Бакинец Леонид Зальцман известен всем как драматург Леонид Зорин, автор «Покровских ворот» и «Варшавской мелодии». Он прожил 95 лет, 85 из которых продлилась его литературная карьера.
Список литературных произведений Леонида Зорина включает в себя более пятидесяти пьес, по многим из которых сняты фильмы и до сих пор ставятся спектакли. Среди них: «Гости», 1954; «Чужой паспорт», 1956; «Алпатов», 1957; «Светлый май», 1958; «Добряки», 1959; «Прощание», 1959; «Увидеть вовремя», 1960; «По московскому времени», 1961; «Друзья и годы», 1962; «Палуба», 1963; «Римская комедия» («Дион»), 1965; «Декабристы», 1966; «Варшавская мелодия», 1967; «Коронация», 1968; «Стресс», 1969; «Театральная фантазия», 1971; «Покровские ворота», 1974; «Царская охота», 1974; «Медная бабушка», 1975; «Незнакомец», 1976; «Мужчина и женщины», 1978; «Измена», 1979; «Карнавал», 1981; «Счастливые строчки Николоза Бараташвили», 1984; «Пропавший сюжет», 1985; «Цитата», 1985; «Максим в конце тысячелетия», 1989; «Союз одиноких сердец», 1991; «Граф Алексей Константинович», 1992; «Торжественная комедия», 2009
Звучит почти невероятно, но историю вхождения будущего автора «Варшавской мелодии» в литературу мы точно знаем из уст Максима Горького. В 1934 году в газете «Правда» был опубликован его очерк «Мальчик», одно из последних произведений классика. Он начинается так: «Я был предупрежден: приедет гость, поэт, мальчик. Ну, что ж? Мальчики и девочки, сочиняющие стихи, – весьма обычное явление у нас. И всегда с ними немножко трудно, потому что в большинстве случаев они еще не умеют писать стихи». Юный поэт, при-ехавший познакомиться к одному из величайших русских писателей, – девятилетний бакинец Леня Зальцман, ученик семилетней школы № 16 на улице Льва Толстого.

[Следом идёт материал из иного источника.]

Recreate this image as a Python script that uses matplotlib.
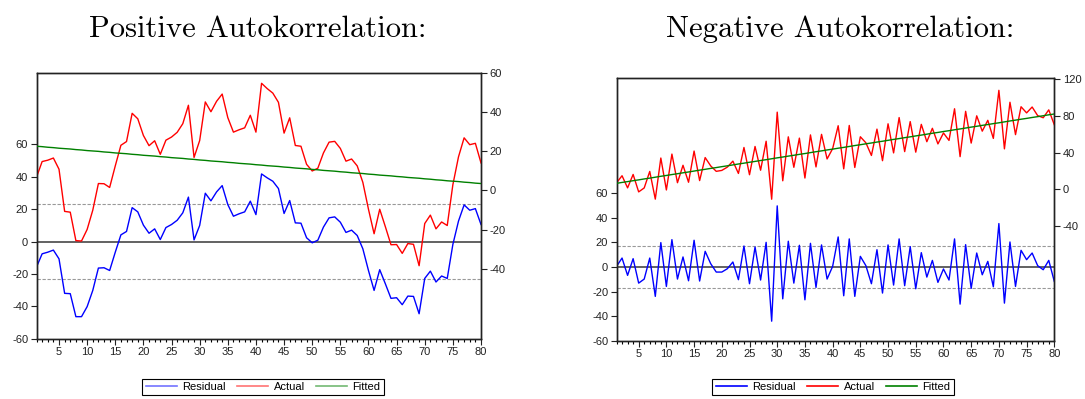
import matplotlib
matplotlib.use("Agg")
import matplotlib.pyplot as plt
from matplotlib.lines import Line2D

plt.rcParams['axes.unicode_minus'] = False
plt.rcParams['font.family'] = ['Liberation Sans', 'DejaVu Sans']

# ---------------- data ----------------
obs = list(range(1, 81))

pos_residual = [-15.8, -7.6, -6.6, -5.3, -10.7, -32.0, -32.2, -46.4, -46.4, -40.2,
                -30.2, -16.4, -16.2, -17.9, -6.6, 4.1, 6.2, 20.9, 18.3, 10.1,
                5.1, 7.8, 1.2, 8.6, 10.5, 13.1, 17.7, 27.4, 1.0, 9.9,
                29.8, 25.1, 30.6, 34.5, 22.8, 15.6, 17.1, 18.3, 24.9, 16.6,
                41.7, 39.3, 37.2, 32.7, 17.3, 25.3, 11.5, 11.3, 2.3, -0.8,
                0.8, 8.9, 14.6, 15.2, 11.9, 5.6, 7.0, 3.7, -4.5, -17.9,
                -30.2, -17.4, -26.1, -35.1, -34.7, -39.0, -33.7, -33.9, -44.6, -22.8,
                -18.3, -25.0, -21.3, -22.8, -1.8, 12.6, 22.6, 19.3, 20.3, 10.5]
pos_actual = [6.7, 14.7, 15.4, 16.5, 10.8, -10.7, -11.1, -25.6, -25.8, -19.9,
              -10.1, 3.5, 3.4, 1.5, 12.5, 23.0, 24.9, 39.3, 36.5, 28.0,
              22.8, 25.3, 18.4, 25.6, 27.2, 29.6, 34.0, 43.4, 16.8, 25.4,
              45.1, 40.1, 45.4, 49.1, 37.1, 29.7, 30.9, 31.9, 38.3, 29.7,
              54.6, 51.9, 49.6, 44.9, 29.2, 37.0, 22.9, 22.5, 13.3, 9.9,
              11.3, 19.1, 24.6, 25.0, 21.4, 14.9, 16.0, 12.5, 4.1, -9.6,
              -22.1, -9.6, -18.5, -27.7, -27.6, -32.1, -27.1, -27.5, -38.4, -16.9,
              -12.6, -19.6, -16.1, -17.9, 2.9, 17.1, 26.8, 23.3, 24.0, 14.0]
pos_fitted = [22.5, 22.3, 22.0, 21.8, 21.5, 21.3, 21.1, 20.8, 20.6, 20.3,
              20.1, 19.9, 19.6, 19.4, 19.1, 18.9, 18.7, 18.4, 18.2, 17.9,
              17.7, 17.5, 17.2, 17.0, 16.7, 16.5, 16.3, 16.0, 15.8, 15.5,
              15.3, 15.0, 14.8, 14.6, 14.3, 14.1, 13.8, 13.6, 13.4, 13.1,
              12.9, 12.6, 12.4, 12.2, 11.9, 11.7, 11.4, 11.2, 11.0, 10.7,
              10.5, 10.2, 10.0, 9.8, 9.5, 9.3, 9.0, 8.8, 8.6, 8.3,
              8.1, 7.8, 7.6, 7.4, 7.1, 6.9, 6.6, 6.4, 6.2, 5.9,
              5.7, 5.4, 5.2, 4.9, 4.7, 4.5, 4.2, 4.0, 3.7, 3.5]
pos_se = 23.0

neg_residual = [0.5, 7.3, -6.8, 6.8, -13.1, -9.8, 7.3, -23.9, 19.9, -15.8,
                22.3, -9.8, 8.2, -11.2, 21.8, -11.4, 12.8, 2.7, -4.1, -4.1,
                -1.4, 4.1, -10.3, 17.1, -13.6, 16.3, -10.6, 20.1, -44.1, 49.8,
                -25.9, 21.0, -13.1, 17.7, -26.7, 19.3, -16.6, 18.0, -9.8, 0.5,
                24.5, -23.4, 22.9, -23.9, 8.7, 1.1, -13.6, 14.1, -21.2, 18.0,
                -14.7, 22.9, -15.2, 16.6, -17.7, 11.7, -8.2, 5.4, -12.5, -1.6,
                -10.6, 22.9, -30.2, 18.2, -17.4, 11.4, -6.3, 4.6, -16.1, 35.4,
                -29.4, 20.4, -15.8, 13.6, 6.0, 11.4, 1.1, -2.2, 5.4, -11.7]
neg_actual = [7.0, 14.8, 1.6, 16.2, -2.8, 1.5, 19.5, -10.7, 34.1, -0.7,
              38.4, 7.2, 26.2, 7.7, 41.7, 9.5, 34.6, 25.5, 19.6, 20.6,
              24.2, 30.7, 17.3, 45.6, 15.9, 46.7, 20.8, 52.4, -10.8, 84.1,
              9.3, 57.2, 24.0, 55.8, 12.3, 59.3, 24.4, 59.9, 33.1, 44.3,
              69.3, 22.3, 69.6, 23.8, 57.3, 50.7, 36.9, 65.6, 31.2, 71.4,
              39.7, 78.2, 41.1, 73.8, 40.5, 70.8, 51.9, 66.5, 49.5, 61.4,
              53.3, 87.8, 35.6, 85.0, 50.4, 80.1, 63.4, 75.2, 55.5, 107.9,
              44.1, 94.9, 59.6, 90.0, 83.3, 89.7, 80.3, 78.0, 86.6, 70.4]
neg_fitted = [6.5, 7.5, 8.4, 9.4, 10.3, 11.3, 12.2, 13.2, 14.2, 15.1,
              16.1, 17.0, 18.0, 18.9, 19.9, 20.9, 21.8, 22.8, 23.7, 24.7,
              25.6, 26.6, 27.6, 28.5, 29.5, 30.4, 31.4, 32.3, 33.3, 34.3,
              35.2, 36.2, 37.1, 38.1, 39.0, 40.0, 41.0, 41.9, 42.9, 43.8,
              44.8, 45.7, 46.7, 47.7, 48.6, 49.6, 50.5, 51.5, 52.4, 53.4,
              54.4, 55.3, 56.3, 57.2, 58.2, 59.1, 60.1, 61.1, 62.0, 63.0,
              63.9, 64.9, 65.8, 66.8, 67.8, 68.7, 69.7, 70.6, 71.6, 72.5,
              73.5, 74.5, 75.4, 76.4, 77.3, 78.3, 79.2, 80.2, 81.2, 82.1]
neg_se = 17.4

x_ticks = [5, 10, 15, 20, 25, 30, 35, 40, 45, 50, 55, 60, 65, 70, 75, 80]
pos_left_ticks = [-60, -40, -20, 0, 20, 40, 60]
pos_right_ticks = [-40, -20, 0, 20, 40, 60]
neg_left_ticks = [-60, -40, -20, 0, 20, 40, 60]
neg_right_ticks = [-40, 0, 40, 80, 120]

titles = ["Positive Autokorrelation:", "Negative Autokorrelation:"]
legend_labels = ["Residual", "Actual", "Fitted"]

# ---------------- figure ----------------
W, H = 1085, 399
fig = plt.figure(figsize=(W / 100, H / 100), dpi=100)


def px_rect(x0, y0, x1, y1):
    return [x0 / W, 1 - y1 / H, (x1 - x0) / W, (y1 - y0) / H]


def panel(rect, resid, actual, fitted, se, lticks, rticks, lylim, rylim,
          legend_cx, legend_alpha):
    ax = fig.add_axes(rect)
    ax.axhline(0, color='#555555', lw=1.3, zorder=1)
    ax.axhline(se, color='#999999', lw=0.8, ls=(0, (3, 1.5)), zorder=1)
    ax.axhline(-se, color='#999999', lw=0.8, ls=(0, (3, 1.5)), zorder=1)
    ax.plot(obs, resid, color='#0000ff', lw=1.0, zorder=2)
    ax.set_xlim(1, 80)
    ax.set_ylim(*lylim)
    ax.set_yticks(lticks)
    ax.set_xticks(x_ticks)
    ax.set_xticks(obs, minor=True)
    ax.tick_params(axis='both', which='major', labelsize=8, length=4, width=0.8,
                   direction='out', pad=2, colors='#222222')
    ax.tick_params(axis='x', which='minor', length=2.5, width=0.8, direction='out')
    ax2 = ax.twinx()
    ax2.plot(obs, actual, color='#ff0000', lw=1.0, zorder=2)
    ax2.plot(obs, fitted, color='#008000', lw=1.0, zorder=3)
    ax2.set_ylim(*rylim)
    ax2.set_yticks(rticks)
    ax2.tick_params(axis='y', labelsize=8, length=4, width=0.8, direction='out',
                    pad=2, colors='#222222')
    for a in (ax, ax2):
        for s in a.spines.values():
            s.set_linewidth(1.0)
            s.set_color('#222222')
    handles = [Line2D([], [], color=c, lw=1.2, alpha=legend_alpha)
               for c in ('#0000ff', '#ff0000', '#008000')]
    leg = fig.legend(handles, legend_labels, loc='center', ncol=3,
                     bbox_to_anchor=(legend_cx / W, 1 - 387 / H), frameon=True,
                     fancybox=False, edgecolor='black', fontsize=8,
                     handlelength=2.8, columnspacing=1.0, handletextpad=0.5,
                     borderpad=0.3, framealpha=1)
    leg.get_frame().set_linewidth(0.8)
    return ax


panel(px_rect(36.5, 72.7, 481, 338.7), pos_residual, pos_actual, pos_fitted, pos_se,
      pos_left_ticks, pos_right_ticks, (-60, 104.2), (-75.6, 60), 263, 0.55)
panel(px_rect(616.5, 78.3, 1054.3, 340.7), neg_residual, neg_actual, neg_fitted, neg_se,
      neg_left_ticks, neg_right_ticks, (-60, 153.7), (-165, 121), 833, 1.0)

fig.text(258 / W, 1 - 29 / H, titles[0], family='cmr10', fontsize=22,
         ha='center', va='center')
fig.text(840 / W, 1 - 29 / H, titles[1], family='cmr10', fontsize=22,
         ha='center', va='center')

fig.savefig('out.png', dpi=100)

«Очень крепкий, красивый мальчик, возраст его – девять лет с половиной, но он казался года на три старше. Уже в том, как он поздоровался со мною, я отметил нечто незнакомое мне и трудно определимое. Уверенные в своей талантливости, так же как и робкие, здороваются не так. В нем не чувствовалось той развязности, которая как бы говорит: «Вот я какой, любуйтесь!»
«Крепкий» – очень точное определение. Леня менее всего похож на типичного еврейского вундеркинда, маленького скрипача из «Покровских ворот», которого муштрует на балконе дедушка. Он обожает футбол и готов с утра до ночи гонять мяч во дворе на Бондарной, 31 (ныне Шамси Бадалбейли). Подросток даже поступит в спортшколу «Нефтчи» и прозанимается там до 17 лет, хотя к тому времени уже станет ясно, что жизнь его будет посвящена совсем другому.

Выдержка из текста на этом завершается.